Since the page clearly listed  the performers’ names and contained a full video, the initial copyright complaints must have been made on the basis of the audio track alone. Further, the detection must have been automatic, as it is hard to imagine that either YouTube or the copyright owners employ a full staff of music experts to listen all day to recordings on the web and,  once in a while, write an email of the form “I just heard something at http://musicsite.somewhere that sounds suspiciously close to bars 37-52  of what I remember from the `Adagio un poco mosso’ in the 1964 Rubinstein performance, or possibly his 1975 performance, of Beethoven’s Emperor“. (The conductor in Rubinstein’s 1975 recording, by the way, is… Daniel Barenboim.) Almost certainly, the check is done by a program which scours the Web for clones.

It seems, then, that the algorithm used by YouTube or whoever runs these checks can, reasonably enough, detect that a recording is from a certain piece of music, but — now the real scandal — cannot distinguish between Rubinstein and Barenboim.

If this understanding is correct one would like to think that some more research can solve the problem. That would assume that humans can always distinguish performers. On French radio there used to be a famous program, the “Tribune of Record Critics“, where for several hours on every Sunday the moderator would play excerpts of a given piece in various interpretations, and the highly opinionated star experts on the panel would praise some to the sky and excoriate others (“This Karajan guy — does he even know what music is about?“).  One day, probably an April 1st,  they broadcast a parody of themselves, pretending to fight over renditions of Beethoven’s The Ruins of Athens overture while all were actually the same recording being played again and again. After that I always wondered whether in normal instances of the program the technicians were not tempted once in a while to switch recordings to fool the experts. (The version of the program that runs today, which is much less fun, relies on blind tasting, if I may call it that way.) Presumably no professional listener would ever confuse the playing of Barenboim (the pianist) with that of Rubinstein. Presumably… and yet reading about the very recent Joyce Batto scandal [3], in which a clever fraudster  tricked the whole profession  for a decade about more than a hundred recordings, is disturbing.

If my understanding of the situation regarding the Barenboim video is correct, then it remarkable that any classical music recordings can appear at all on YouTube without triggering constant claims of copyright infringement; specifically, any multiple recordings of the same piece. In classical music, interpretation is crucial, and one never tires of comparing performances of the same piece by different artists, with differences that can be subtle at times and striking at others. Otherwise, why would we go hear Mahler’s 9th or see Cosi Fan Tutte after having been there, done that so many times? And now we can perform even more comparisons without leaving home, just by browsing YouTube.

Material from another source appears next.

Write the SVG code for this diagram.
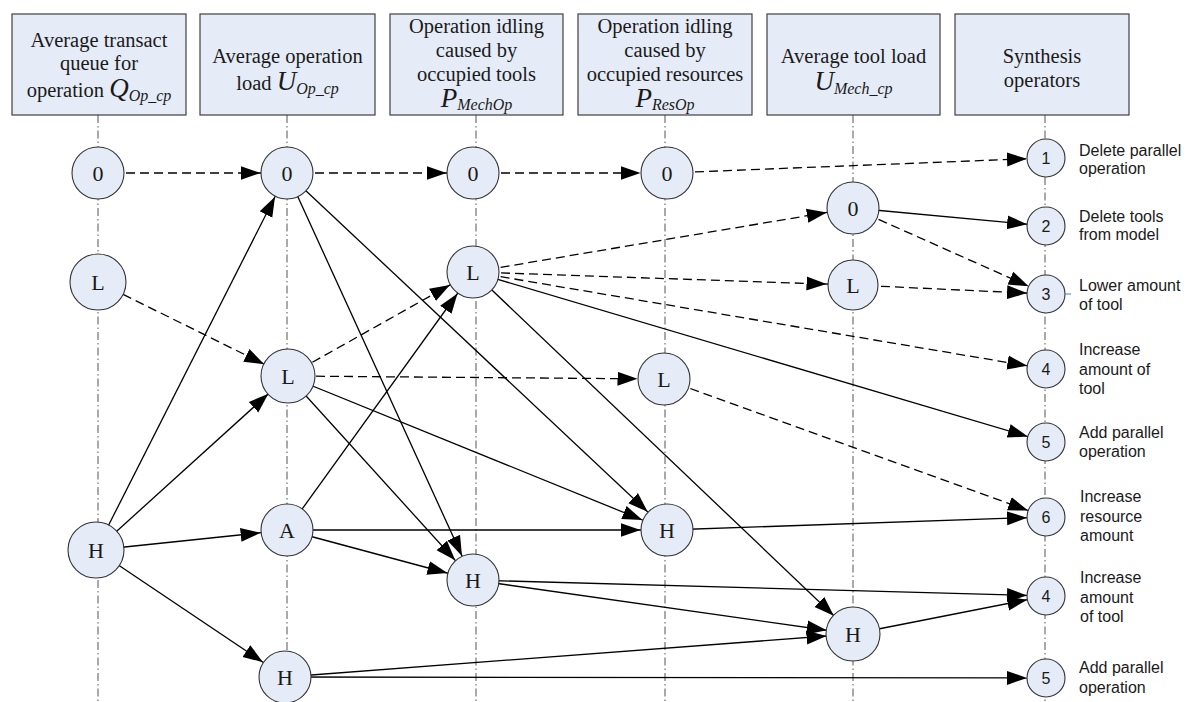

Try for example Schumann’s Papillons by Arrau, Kempf, Argerich and — my absolute favorite for many years — Richter. Perhaps a reader with expertise on the topic can tell us about the current state of plagiarism detection for music: how finely can it detect genuine differences of interpretation, without being fooled by simple tricks as were used in the Batto case?

Still. To confuse Barenboim with Rubinstein!

References and notes

[1] A photograph of the young Barenboim: see here.

[2] Video recording of performance of Beethoven’s 5th piano concert by Daniel Barenboim and Det kongelige kapel conducted by Michael Schønvandt on the occasion of the Sonning Prize award, 2009, uploaded to YouTube by “mugge62” and available here.

[3] Wikipedia entry on Joyce Hatto and the Barrington-Coupe fraud, here.